Of the new members of Signor Merelli's troupe, it is impossible not to commen Madame d'Angeri [8], who has a rich and sonorous soprano voice, clean intonation, and a very good vocal technique. In contrast, Madame Bernhardi, who very conscientiously hammed her way through the role of Azucena, turned out to be a frightfully poor singer, with a broken voice and an utter lack of solid technical grounding.

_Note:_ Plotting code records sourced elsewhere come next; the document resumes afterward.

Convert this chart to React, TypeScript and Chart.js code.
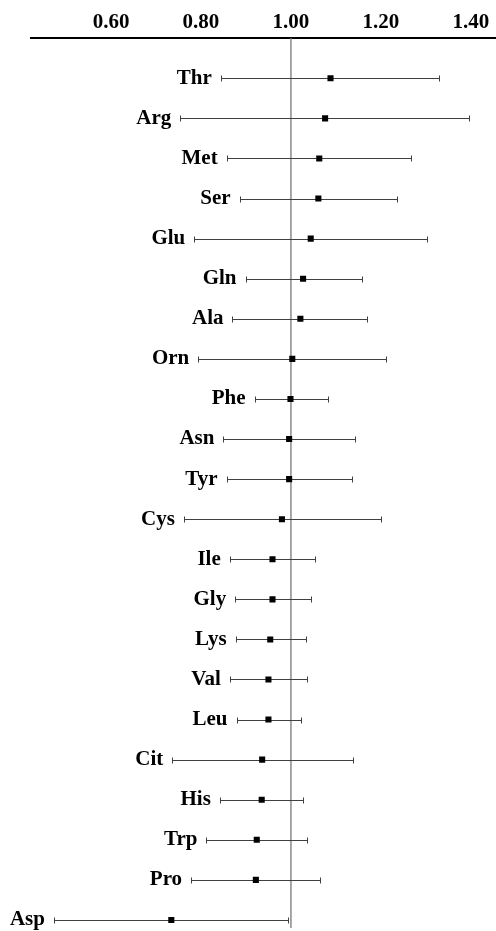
import React, { useEffect, useRef } from "react";
import { Chart, registerables } from "chart.js";

Chart.register(...registerables);

const CATEGORIES = [
  "Thr", "Arg", "Met", "Ser", "Glu", "Gln", "Ala", "Orn", "Phe", "Asn", "Tyr",
  "Cys", "Ile", "Gly", "Lys", "Val", "Leu", "Cit", "His", "Trp", "Pro", "Asp",
];
const ESTIMATES = [
  1.088, 1.076, 1.063, 1.061, 1.044, 1.027, 1.021, 1.003, 0.999, 0.996, 0.996,
  0.98, 0.959, 0.959, 0.954, 0.95, 0.95, 0.936, 0.935, 0.924, 0.922, 0.734,
];
const LOWER = [
  0.844, 0.754, 0.857, 0.886, 0.785, 0.899, 0.87, 0.794, 0.919, 0.85, 0.857,
  0.762, 0.864, 0.876, 0.877, 0.864, 0.879, 0.736, 0.842, 0.812, 0.778, 0.473,
];
const UPPER = [
  1.33, 1.396, 1.268, 1.236, 1.303, 1.158, 1.17, 1.211, 1.083, 1.143, 1.136,
  1.2, 1.054, 1.044, 1.033, 1.036, 1.023, 1.137, 1.027, 1.035, 1.065, 0.993,
];
const TICK_VALUES = [0.6, 0.8, 1.0, 1.2, 1.4];
const REF_VALUE = 1.0;

const FONT = "'Liberation Serif', 'Times New Roman', serif";

const forestPlugin = {
  id: "forest",
  beforeDatasetsDraw(chart: any) {
    const { ctx, chartArea, scales } = chart;
    const xs = scales.x;
    const ys = scales.y;
    ctx.save();
    // reference line
    const rx = xs.getPixelForValue(REF_VALUE);
    ctx.strokeStyle = "#8a8a8a";
    ctx.lineWidth = 1.5;
    ctx.beginPath();
    ctx.moveTo(rx, chartArea.top);
    ctx.lineTo(rx, chartArea.bottom);
    ctx.stroke();
    // error bars
    ctx.strokeStyle = "#404040";
    ctx.lineWidth = 1;
    for (let i = 0; i < CATEGORIES.length; i++) {
      const y = Math.round(ys.getPixelForValue(i)) + 0.5;
      const x1 = Math.round(xs.getPixelForValue(LOWER[i])) + 0.5;
      const x2 = Math.round(xs.getPixelForValue(UPPER[i])) + 0.5;
      ctx.beginPath();
      ctx.moveTo(x1, y);
      ctx.lineTo(x2, y);
      ctx.moveTo(x1, y - 3);
      ctx.lineTo(x1, y + 3);
      ctx.moveTo(x2, y - 3);
      ctx.lineTo(x2, y + 3);
      ctx.stroke();
    }
    ctx.restore();
  },
  afterDatasetsDraw(chart: any) {
    const { ctx, scales } = chart;
    const xs = scales.x;
    const ys = scales.y;
    ctx.save();
    ctx.fillStyle = "#000";
    ctx.font = `bold 21px ${FONT}`;
    ctx.textAlign = "right";
    ctx.textBaseline = "middle";
    for (let i = 0; i < CATEGORIES.length; i++) {
      const x = xs.getPixelForValue(LOWER[i]) - 9;
      const y = ys.getPixelForValue(i);
      ctx.fillText(CATEGORIES[i], x, y);
    }
    ctx.restore();
  },
};

export default function App() {
  const ref = useRef<HTMLCanvasElement | null>(null);
  useEffect(() => {
    if (!ref.current) return;
    const chart = new Chart(ref.current, {
      type: "scatter",
      data: {
        datasets: [
          {
            data: CATEGORIES.map((_, i) => ({ x: ESTIMATES[i], y: i })),
            pointStyle: "rect",
            pointRadius: 4.3,
            pointBorderWidth: 0,
            backgroundColor: "#000",
            borderColor: "#000",
          },
        ],
      },
      options: {
        animation: false,
        responsive: false,
        devicePixelRatio: 1,
        layout: { autoPadding: false, padding: { left: 31, right: 0, top: 7, bottom: 3 } },
        plugins: {
          legend: { display: false },
          tooltip: { enabled: false },
        },
        scales: {
          x: {
            type: "linear",
            position: "top",
            min: 0.422,
            max: 1.456,
            afterBuildTicks: (scale: any) => {
              scale.ticks = TICK_VALUES.map((v) => ({ value: v }));
            },
            afterFit: (scale: any) => {
              scale.paddingLeft = 0;
              scale.paddingRight = 0;
            },
            grid: { display: false, drawTicks: false },
            border: { display: true, color: "#000", width: 2 },
            ticks: {
              padding: 3,
              color: "#000",
              font: { family: FONT, size: 21, weight: "bold" },
              callback: (v: any) => Number(v).toFixed(2),
            },
          },
          y: {
            type: "linear",
            display: false,
            reverse: true,
            min: -1,
            max: 21.2,
          },
        },
      },
      plugins: [forestPlugin],
    });
    return () => chart.destroy();
  }, []);
  return (
    <div style={{ position: "absolute", left: 0, top: 0, width: 496, height: 931, background: "#fff" }}>
      <canvas ref={ref} width={496} height={931} style={{ display: "block" }} />
    </div>
  );
}
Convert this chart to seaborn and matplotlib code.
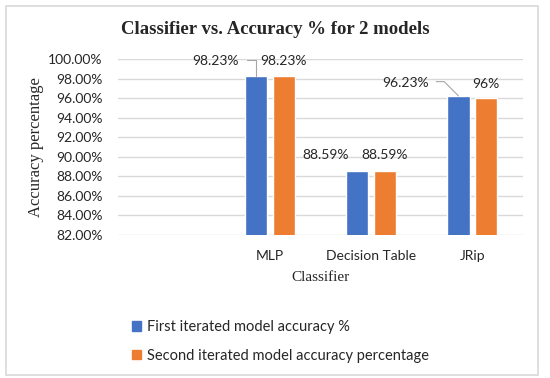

Apart from the boisterous applause elicited by Signor Masini's chest notes, the performance went down rather indifferently, and I was in fact surprised by the audience's coldness—surely quite inexplicable in view of such a moving occasion as the inauguration of the Italian Opera's new season?!

"B. L."

Notes and References

  1. Entitled '"Rusalka" by Dargomyžskij—The Italian Opera' in ČW.
  2. See TH 264.
  3. These critical remarks about Dargomyzhsky's use of Pushkin's The Stone Guest (one of the so-called 'Little Tragedies' written by Russia's national bard in the summer of 1830) without adapting the verses so that they could be sung, even if only in melodic recitative (as Dargomyzhsky had done in his earlier opera Rusalka, also based on a dramatic poem by Pushkin), are especially interesting in view of the problems Tchaikovsky himself would face when adapting, and (more embarrassingly) expanding on, the verses of Yevgeny Onegin in 1878–79. So as to avoid sole responsibility for this adaptation, Tchaikovsky delegated some aspects of this task to his brother Modest, and Konstantin Shilovskytranslator's note.
  4. A few years earlier Tchaikovsky, in Undina, had himself tried his hand at an opera whose fantastic subject was quite close to that of his favourite work by Dargomyzhsky, as well as sharing the theme of two lovers who belong to different worlds. It is interesting that Tchaikovsky would re-use some of the music from Undina (whose score he burnt) in later works which are also based on this tragic conflict: The Snow Maiden and Swan Laketranslator's note.
  5. See TH 280 for an enthusiastic review of Yevlaliya Kadmina's début in the role of Vanya in Glinka's A Life for the Tsar.
  6. Angelo Masini (1844–1926), Italian tenor, famous for his virtuoso singing, but notorious for his poor acting. See Воспоминания о П. И. Чайковском (1954), p. 201 — translator's note.
  7. Roberto Stagno (originally Andreoli; 1840–1897), well-known Italian tenor, performed in Moscow in the 1869–70 season — note by Ernst Kuhn.
  8. Anna d'Angeri (stage name of Anna Angermayer; 1853–1907), Austrian soprano, débuted in Mantua in 1872, subsequent engagements in Venice and at La Scala in Milannote by Ernst Kuhn.